In about a week the trade will have the latest U.S. Department of Agriculture 2011 corn and soybean crop estimates and revised 2011-12 supply and demand projections for those commodities and for wheat. Most eyes will be on the corn number, which if it comes out as expected on Sept. 12, will be well below the department’s initial estimate in August and may keep fueling the fire for strong prices for the next several months.
All indications from the trade as well as from U.S.D.A. data itself point to estimates of lower yields, fewer harvested acres and less production for corn in September than in August. There appears to be less agreement on soybean numbers. There also has been much concern about U.S. durum and spring wheat yields and production, but those numbers won’t be updated until the U.S.D.A. Small Grains Summary on Sept. 30.

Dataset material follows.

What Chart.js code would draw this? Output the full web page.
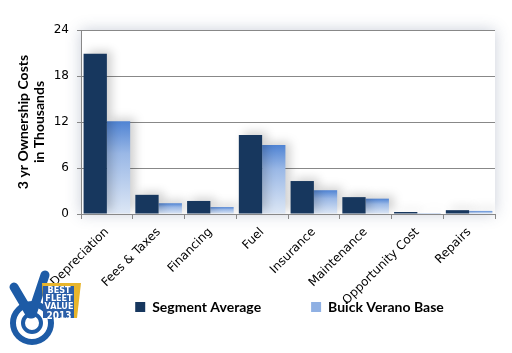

In its Aug. 11 Crop Production report, the U.S.D.A. in its initial survey-based forecast estimated 2011 corn production at 12,914 million bus and yield at 153 bus an acre based on conditions Aug. 1. The 2011 soybean crop was estimated at 3,056 bus with a yield of 41.4 bus acre. For corn, the U.S.D.A. number was lower than expected, but since then, the trade has suggested even lower numbers.
The U.S.D.A. in its weekly Crop Progress report rated the corn crop in the 18 major states as of Aug. 28 at 54% good to excellent, 27% fair and 19% poor to very poor compared with a year ago at 70% good to excellent, 20% fair and 10% poor to very poor. The ratings on July 31, the conditions on which the Aug. 11 corn estimates were based, were 62% good to excellent, 24% fair and 14% poor to very poor. The initial ratings for the season as of May 29 had corn at 63% good to excellent, 31% fair and 6% poor to very poor.
A Dow Jones Newswires Market Talk report last Monday said, “Morgan Stanley joins the crowd reducing outlooks for the upcoming corn harvest due to poor weather.” Morgan Stanley forecast the 2011 U.S. average corn yield at 149.5 bus an acre and the soybean yield at 41.7 bus an acre.
Participants on the recent Pro Farmer Midwest crop tour, which included Morgan Stanley, found wide variations in corn and soybean crop prospects across the Corn Belt, with conditions generally worse in eastern and southern areas and better in northern and western parts. Overall, participants forecast lower yield numbers for corn and mixed numbers for soybeans. The tour’s sponsor, Pro Farmer, an advisory service based in Cedar Falls, Iowa, estimated the national average corn yield at 147.9 bus an acre and the soybean yield at 41.8 bus an acre after the tour concluded.
The balance sheets (supply and demand) for corn and soybeans are tight and may get even tighter depending on September production estimates. The question is how much will high prices ration demand, for corn in the form of increased wheat feeding and decreased exports and for soybeans mainly decreased exports?
Futures markets have maintained a strong weather premium with nearby contracts for corn and soybeans setting new contract highs early last week before profit taking trimmed gains at the end of the month and ahead of the holiday weekend. With the corn crop “made” and advancing to maturity, and soybeans fast approaching the same, much of the next market move will come down to how close the U.S.D.A. numbers are to trade expectations.